In a study tent erected on Kaplan Street, the epicenter of the anti-government demonstrations in Tel Aviv, this week, a "brothers' dialogue was held during which religious zionists spoke with passersby.

"First of all, we wanted to say thank you. Thank you for the study, for bringing people together, for the discussions, and for participation. On Tuesday, we began the 'Havruta on Kaplan' (study partner on Kaplan) initiative. We put up a tent in the heart of Tel Aviv and began to learn Torah, men and women, young people and adults," Itamar Chen, one of the organizers, recounted.

Chen goes into detail about the classes that were given and the discourse with the public: "During the day, there were two classes, one from Rabbi Elyakim Levanon, the chief rabbi of Samaria, and one by Rabbi David Fendel, the rabbi of Sderot and the head of the monetary rabbinical court in Sderot.

During the day, we met people who don't meet the Torah every day, we studied together, we spoke, we listened. Tuesday ended with good feelings, and Wednesday began. On Wednesday, we began the day by studying in pairs, and in the early afternoon, Rabbi Yaakov Medan, the dean of the Har Etzion Yeshiva, came to lecture.
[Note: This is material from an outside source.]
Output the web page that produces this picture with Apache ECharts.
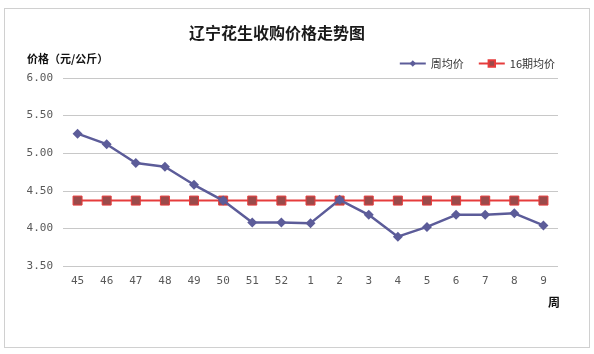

We continued to study and to speak with those who passed by on the street, and we waited for the next classes.

Chen also discussed the demonstration by LGBT activists against Rabbi Tzvi Kostiner, who has made several harsh anti-gay comments in the past: "Before Rabbi Kostiner's class, a demonstration gathered in the area, we weren't moved, we did notice it. We distributed cold drinks, ice pops, pizza, and more to the protesters. We invited them to speak. After the class ended, something incredible happened: all of the demonstrators who just came to make noise left, and the ones who stayed were the ones who calmed down and wanted to sit and talk. We sat in circles, we listened to each other, we shared with them, and they shared with us."

He recounted how, as a result of the dialogue, a planned demonstration was canceled: "The time came for Rabbi Yehuda Sadan, the dean of the Eli Yeshiva, to teach. There were calls to protest Rabbi Sadan as well, and what happened? After the dialogue, no one demonstrated; the rabbi spoke about the situation from his point of view, and protesters joined to hear the class and to listen to the rabbi. The rabbi stayed for about an hour after the class and spoke with protesters. And the initiative? It reached its goals," he concluded.